On one side, Gustavo Petro, a former guerrilla turned career politician, promises to redistribute wealth, nationalise resources, and generally make the ghost of Hugo Chávez blush. On the other, Rodolfo Hernández, a billionaire property developer who styles himself as the 'Donald Trump of Colombia' but with less hair and fewer indictments. He speaks in riddles, tweets like a teenager, and once said he would 'cut off the heads of corrupt politicians.' Charming.
The runoff is a classic clash of ideologies: socialism versus populism, the people versus the people's wallets. But what has London's financial district in a tizzy is the sheer unpredictability of it all. The FTSE 250 trembles at the thought of Petro nationalising oil and coal assets, while Hernández's erratic promises to slash taxes and deregulate everything sound like a recipe for either a boom or a spectacular bust. Probably both.
Meanwhile, the British government has issued one of those mealy-mouthed statements about 'monitoring the situation closely,' which in diplomat-speak means 'we have no idea what's going to happen and we're terrified.' The Foreign Office is reportedly stockpiling gin in anticipation of several sleepless nights.
But let's not forget the bigger picture. Colombia is a key ally in the War on Drugs (or whatever they're calling it this week), a major source of coffee (the lifeblood of British mornings), and a vital partner in the fight against climate change (because nothing says 'green' like a country that exports coal). Whichever lunatic wins, the UK will have to smile, shake hands, and pretend it's all fine.

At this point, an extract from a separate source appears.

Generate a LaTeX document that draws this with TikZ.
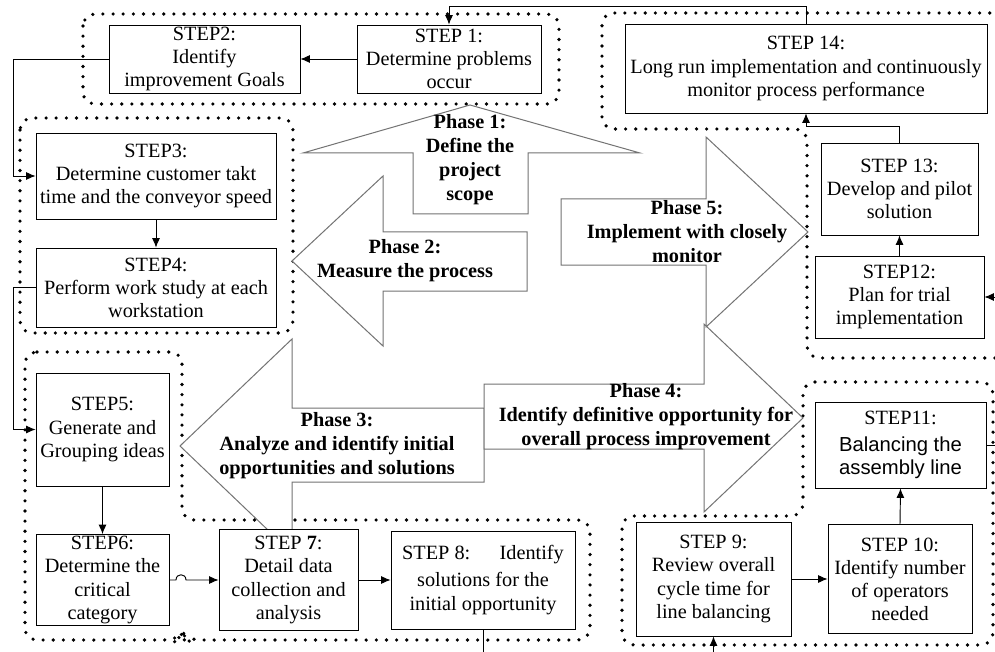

The real question is: can British investors sleep at night knowing that the fate of their millions rests on a choice between a man who thinks the economy is a pie to be sliced and a man who thinks it's a casino where you can always win? The answer, my friends, is no. They'll be up all night, refreshing Bloomberg terminals and muttering about 'emerging market risk.'
As for me, I'll be in a bar near the British Embassy, sipping a lukewarm G&T and wondering if this whole democracy thing is really worth the bother. But don't quote me on that. I've got a reputation to maintain.